Challenge | Pick out each line below containing "with".
━━ Material for this task ━━
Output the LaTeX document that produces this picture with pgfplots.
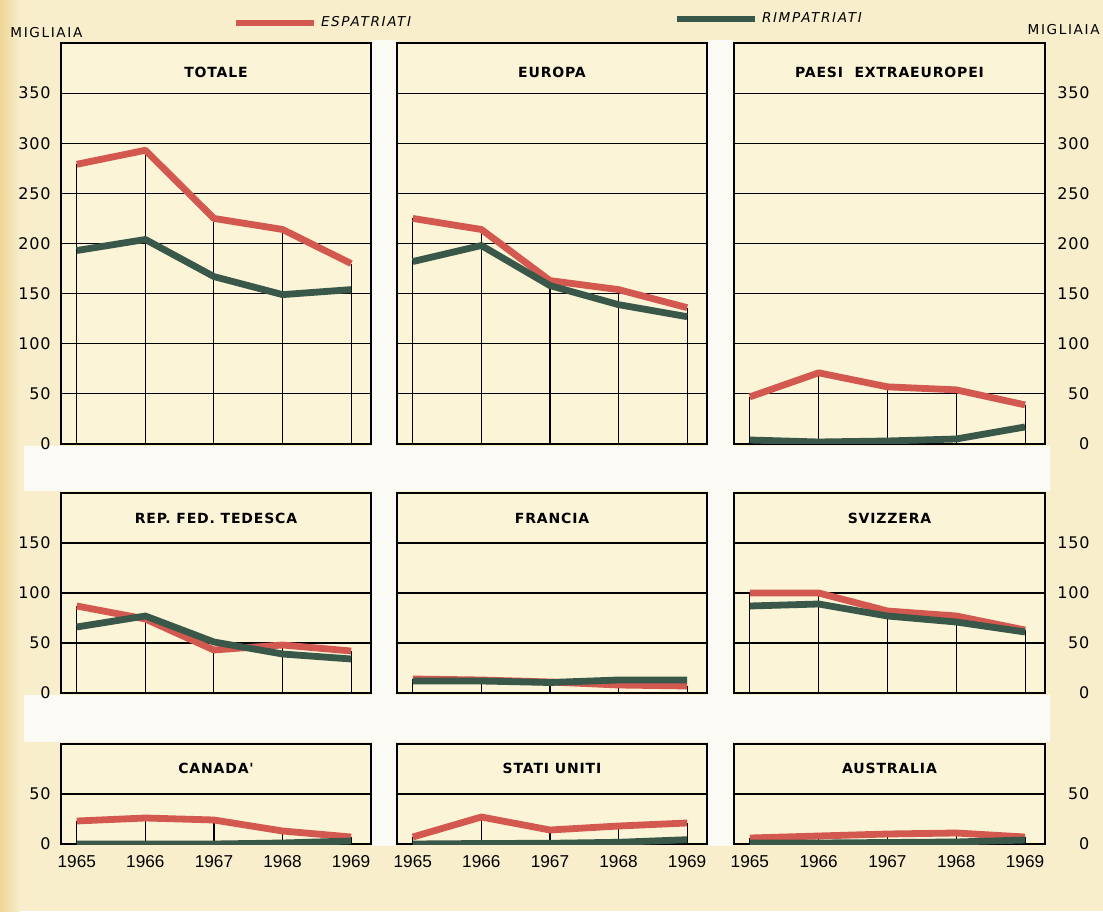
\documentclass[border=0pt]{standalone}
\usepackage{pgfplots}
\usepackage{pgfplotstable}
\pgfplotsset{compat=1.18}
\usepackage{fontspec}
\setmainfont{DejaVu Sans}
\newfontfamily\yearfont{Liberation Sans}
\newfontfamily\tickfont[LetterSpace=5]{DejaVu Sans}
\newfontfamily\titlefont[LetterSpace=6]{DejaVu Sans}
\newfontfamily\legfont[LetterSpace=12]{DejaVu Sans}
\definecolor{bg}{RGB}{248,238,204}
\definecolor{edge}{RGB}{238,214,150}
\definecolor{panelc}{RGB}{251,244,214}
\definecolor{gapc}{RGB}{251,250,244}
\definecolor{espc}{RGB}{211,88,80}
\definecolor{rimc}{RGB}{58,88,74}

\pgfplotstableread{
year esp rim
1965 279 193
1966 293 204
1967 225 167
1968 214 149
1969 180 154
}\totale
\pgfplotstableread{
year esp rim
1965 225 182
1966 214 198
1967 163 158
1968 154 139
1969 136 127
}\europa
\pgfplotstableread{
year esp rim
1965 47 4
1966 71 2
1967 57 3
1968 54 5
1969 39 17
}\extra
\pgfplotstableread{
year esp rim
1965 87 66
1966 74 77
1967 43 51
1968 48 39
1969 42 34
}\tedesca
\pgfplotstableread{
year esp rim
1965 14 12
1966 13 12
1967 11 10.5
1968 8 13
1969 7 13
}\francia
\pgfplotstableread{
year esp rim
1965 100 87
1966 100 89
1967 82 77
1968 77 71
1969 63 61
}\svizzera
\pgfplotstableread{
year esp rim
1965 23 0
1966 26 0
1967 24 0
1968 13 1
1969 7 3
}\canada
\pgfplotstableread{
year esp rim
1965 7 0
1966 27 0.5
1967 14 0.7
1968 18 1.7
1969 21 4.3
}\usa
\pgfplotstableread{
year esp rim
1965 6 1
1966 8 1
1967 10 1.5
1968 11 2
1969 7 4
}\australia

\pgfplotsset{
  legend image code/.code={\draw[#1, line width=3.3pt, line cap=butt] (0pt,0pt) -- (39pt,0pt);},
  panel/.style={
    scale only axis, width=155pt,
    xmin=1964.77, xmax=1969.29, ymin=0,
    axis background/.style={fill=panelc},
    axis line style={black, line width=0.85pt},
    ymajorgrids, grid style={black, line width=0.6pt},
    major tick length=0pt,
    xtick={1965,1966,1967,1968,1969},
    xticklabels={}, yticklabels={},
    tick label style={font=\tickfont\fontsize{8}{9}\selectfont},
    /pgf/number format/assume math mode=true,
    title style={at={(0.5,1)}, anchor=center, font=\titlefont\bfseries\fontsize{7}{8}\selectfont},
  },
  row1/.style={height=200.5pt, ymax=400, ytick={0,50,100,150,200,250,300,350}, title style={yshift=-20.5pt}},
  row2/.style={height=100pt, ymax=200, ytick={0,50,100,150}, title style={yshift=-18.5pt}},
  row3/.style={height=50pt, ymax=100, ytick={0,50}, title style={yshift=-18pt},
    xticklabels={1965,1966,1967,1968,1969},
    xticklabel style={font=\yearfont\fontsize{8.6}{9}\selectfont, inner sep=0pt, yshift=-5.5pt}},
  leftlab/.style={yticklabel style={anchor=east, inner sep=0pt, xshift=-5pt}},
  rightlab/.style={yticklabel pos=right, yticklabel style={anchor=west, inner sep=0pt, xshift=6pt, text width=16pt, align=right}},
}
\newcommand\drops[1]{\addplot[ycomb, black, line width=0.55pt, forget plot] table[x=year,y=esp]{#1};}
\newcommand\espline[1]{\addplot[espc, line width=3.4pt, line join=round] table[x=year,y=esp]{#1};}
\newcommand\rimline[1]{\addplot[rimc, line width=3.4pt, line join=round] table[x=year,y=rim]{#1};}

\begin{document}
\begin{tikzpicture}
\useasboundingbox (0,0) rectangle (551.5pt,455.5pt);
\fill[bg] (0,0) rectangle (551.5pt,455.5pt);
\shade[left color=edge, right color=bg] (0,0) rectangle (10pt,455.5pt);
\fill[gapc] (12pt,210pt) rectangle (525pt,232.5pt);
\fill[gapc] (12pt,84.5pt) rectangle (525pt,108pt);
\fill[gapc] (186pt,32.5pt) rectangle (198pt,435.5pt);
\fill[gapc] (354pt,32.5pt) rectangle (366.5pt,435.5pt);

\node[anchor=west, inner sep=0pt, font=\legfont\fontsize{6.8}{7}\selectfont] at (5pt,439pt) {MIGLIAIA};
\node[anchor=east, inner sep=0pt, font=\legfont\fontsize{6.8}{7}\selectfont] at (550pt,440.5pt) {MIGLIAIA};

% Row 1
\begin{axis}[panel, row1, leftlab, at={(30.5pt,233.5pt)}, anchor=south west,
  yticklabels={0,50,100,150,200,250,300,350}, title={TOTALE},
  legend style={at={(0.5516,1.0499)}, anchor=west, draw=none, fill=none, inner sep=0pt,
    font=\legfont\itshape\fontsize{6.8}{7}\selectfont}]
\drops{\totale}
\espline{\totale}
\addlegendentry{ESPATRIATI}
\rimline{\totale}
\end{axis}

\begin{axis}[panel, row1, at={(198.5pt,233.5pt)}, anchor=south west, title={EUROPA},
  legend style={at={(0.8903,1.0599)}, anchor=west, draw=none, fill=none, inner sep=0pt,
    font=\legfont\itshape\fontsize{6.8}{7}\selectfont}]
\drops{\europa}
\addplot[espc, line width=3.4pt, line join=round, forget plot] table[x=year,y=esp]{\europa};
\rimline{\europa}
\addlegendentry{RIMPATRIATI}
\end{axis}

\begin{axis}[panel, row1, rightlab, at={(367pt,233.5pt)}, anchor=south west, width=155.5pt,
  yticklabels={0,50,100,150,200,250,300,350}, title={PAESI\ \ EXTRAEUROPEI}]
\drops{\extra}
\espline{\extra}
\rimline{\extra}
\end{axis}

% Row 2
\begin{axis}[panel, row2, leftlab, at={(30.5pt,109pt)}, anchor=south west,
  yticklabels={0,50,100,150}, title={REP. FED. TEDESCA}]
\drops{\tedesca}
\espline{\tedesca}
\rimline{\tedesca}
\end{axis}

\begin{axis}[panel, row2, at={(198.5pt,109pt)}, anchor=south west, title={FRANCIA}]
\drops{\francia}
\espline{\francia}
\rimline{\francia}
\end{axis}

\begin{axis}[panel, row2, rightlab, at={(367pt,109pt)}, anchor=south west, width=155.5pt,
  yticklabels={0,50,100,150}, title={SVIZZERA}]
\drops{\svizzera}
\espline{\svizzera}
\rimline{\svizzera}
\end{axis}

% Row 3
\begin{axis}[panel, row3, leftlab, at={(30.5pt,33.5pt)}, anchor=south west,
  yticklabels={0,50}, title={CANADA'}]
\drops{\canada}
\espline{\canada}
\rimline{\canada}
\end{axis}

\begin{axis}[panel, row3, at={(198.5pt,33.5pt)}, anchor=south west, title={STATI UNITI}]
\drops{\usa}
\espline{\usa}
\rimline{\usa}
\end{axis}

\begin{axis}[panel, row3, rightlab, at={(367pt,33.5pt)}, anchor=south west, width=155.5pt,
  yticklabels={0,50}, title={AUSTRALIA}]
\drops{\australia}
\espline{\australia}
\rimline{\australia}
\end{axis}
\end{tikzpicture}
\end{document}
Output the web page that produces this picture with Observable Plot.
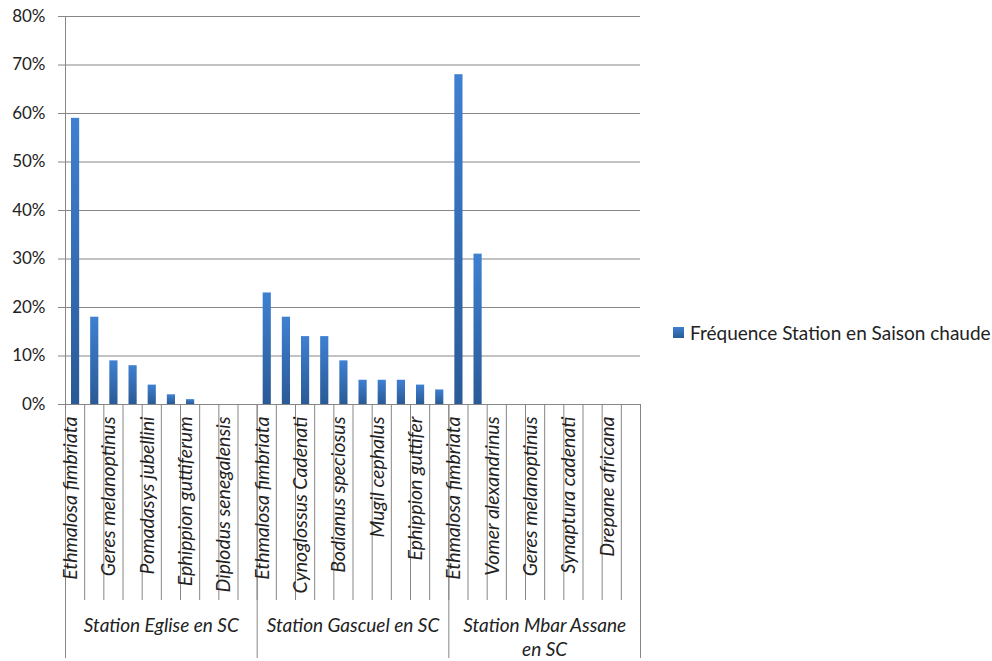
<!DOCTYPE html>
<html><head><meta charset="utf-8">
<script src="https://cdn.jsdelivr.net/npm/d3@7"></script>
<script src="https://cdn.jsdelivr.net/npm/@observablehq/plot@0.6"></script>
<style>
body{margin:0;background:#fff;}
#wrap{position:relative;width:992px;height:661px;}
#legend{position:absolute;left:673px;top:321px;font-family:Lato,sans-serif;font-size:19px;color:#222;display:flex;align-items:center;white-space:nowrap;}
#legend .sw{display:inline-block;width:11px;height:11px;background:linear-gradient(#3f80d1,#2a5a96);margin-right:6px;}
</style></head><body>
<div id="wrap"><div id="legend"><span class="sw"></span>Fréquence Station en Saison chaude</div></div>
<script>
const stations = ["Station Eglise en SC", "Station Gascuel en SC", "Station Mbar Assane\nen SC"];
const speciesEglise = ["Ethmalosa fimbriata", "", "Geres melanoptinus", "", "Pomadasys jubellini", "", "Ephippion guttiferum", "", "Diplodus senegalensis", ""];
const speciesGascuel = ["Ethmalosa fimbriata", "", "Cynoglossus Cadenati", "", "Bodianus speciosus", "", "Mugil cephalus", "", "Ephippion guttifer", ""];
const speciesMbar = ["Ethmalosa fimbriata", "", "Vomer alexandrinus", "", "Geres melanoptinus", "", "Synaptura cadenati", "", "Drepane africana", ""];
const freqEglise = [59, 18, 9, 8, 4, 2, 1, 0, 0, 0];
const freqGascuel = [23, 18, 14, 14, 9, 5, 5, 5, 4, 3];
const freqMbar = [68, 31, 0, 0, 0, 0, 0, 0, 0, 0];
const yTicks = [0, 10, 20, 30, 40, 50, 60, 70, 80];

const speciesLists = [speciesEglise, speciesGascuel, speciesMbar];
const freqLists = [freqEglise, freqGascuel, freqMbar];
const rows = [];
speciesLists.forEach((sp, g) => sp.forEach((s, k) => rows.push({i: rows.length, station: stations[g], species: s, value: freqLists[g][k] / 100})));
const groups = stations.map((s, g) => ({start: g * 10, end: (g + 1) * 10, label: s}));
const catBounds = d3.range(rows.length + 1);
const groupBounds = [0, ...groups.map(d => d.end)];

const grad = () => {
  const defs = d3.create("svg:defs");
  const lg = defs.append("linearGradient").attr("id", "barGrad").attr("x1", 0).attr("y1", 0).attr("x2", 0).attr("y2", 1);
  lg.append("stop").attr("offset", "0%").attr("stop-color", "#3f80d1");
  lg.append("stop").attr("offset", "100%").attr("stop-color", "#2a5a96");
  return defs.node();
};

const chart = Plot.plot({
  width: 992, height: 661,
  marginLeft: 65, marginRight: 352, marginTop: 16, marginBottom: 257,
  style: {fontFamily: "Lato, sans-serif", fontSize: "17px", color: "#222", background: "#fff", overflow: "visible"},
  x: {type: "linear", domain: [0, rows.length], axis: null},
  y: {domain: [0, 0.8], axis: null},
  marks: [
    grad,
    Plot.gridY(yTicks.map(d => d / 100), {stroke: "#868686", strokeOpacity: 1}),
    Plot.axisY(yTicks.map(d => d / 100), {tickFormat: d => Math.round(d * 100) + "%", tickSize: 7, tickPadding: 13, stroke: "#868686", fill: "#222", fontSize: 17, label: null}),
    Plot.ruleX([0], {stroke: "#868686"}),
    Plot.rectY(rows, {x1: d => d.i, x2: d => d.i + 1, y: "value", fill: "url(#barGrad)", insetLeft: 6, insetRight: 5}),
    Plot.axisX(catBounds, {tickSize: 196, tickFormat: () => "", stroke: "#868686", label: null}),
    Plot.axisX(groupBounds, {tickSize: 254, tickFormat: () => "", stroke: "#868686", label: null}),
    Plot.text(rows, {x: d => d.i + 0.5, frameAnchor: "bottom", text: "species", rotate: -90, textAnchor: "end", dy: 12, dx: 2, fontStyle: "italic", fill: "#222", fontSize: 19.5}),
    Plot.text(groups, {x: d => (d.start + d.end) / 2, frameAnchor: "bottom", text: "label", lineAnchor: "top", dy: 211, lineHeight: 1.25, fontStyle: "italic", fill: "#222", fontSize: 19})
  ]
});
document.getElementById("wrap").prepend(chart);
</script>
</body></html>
━━━
Finished task |
Output the LaTeX document that produces this picture with pgfplots.
Output the web page that produces this picture with Observable Plot.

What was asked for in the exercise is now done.